Hot spots and bleed-through are dealt with in a simple fashion - keep it out of the spectators' line of sight! You might rear project with the projector in a location the viewer can't see (off to the side, low behind a prop, etc.) The bleed-through would need to land on, say, the back of some prop (a wall, a crypt, a bush, etc) or fly over their heads if the projector is low to the ground.
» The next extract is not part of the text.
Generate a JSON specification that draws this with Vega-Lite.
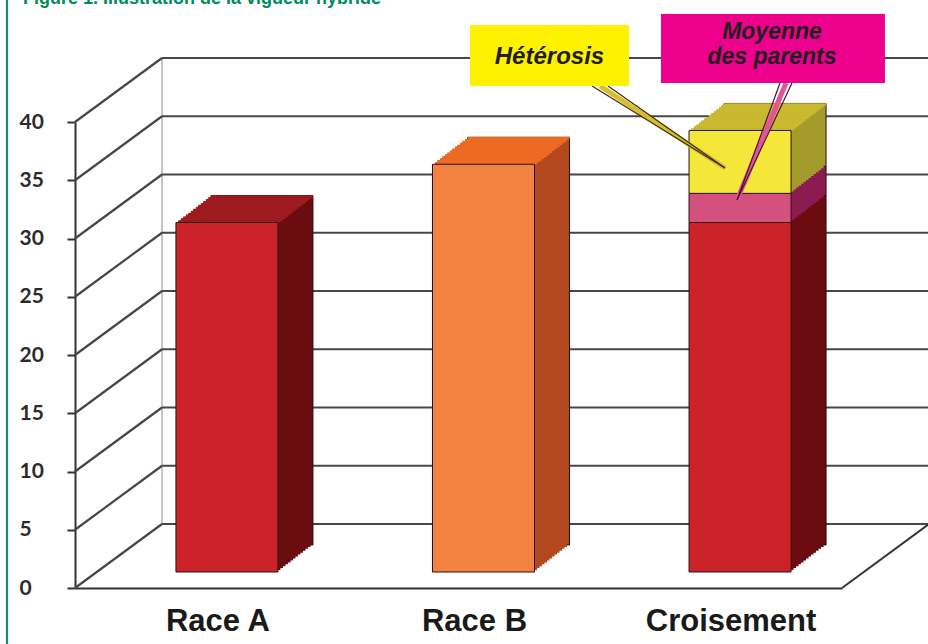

You could also front project and hide the projector behind or inside a prop, sign, wall, etc In such a case I would try to disguise bleed-through in one of three ways. (1) Have the bleed-through land in a location or on a prop that can not be seen by the viewer. (2) Project where the area behind the screen travels out over a large distance. The farther the projection travels, the larger and fainter it gets, until at some point it becomes unidentifiable as a coherent picture. (3) Disguise the bleed-through by a "fire/ice" light or other random visual background.
Yes, you need your background illuminated, at least to some degree, to achieve the "hologram" effect. If it's dark in the background, there's no way to tell that you can see through the character because there's nothing there to see!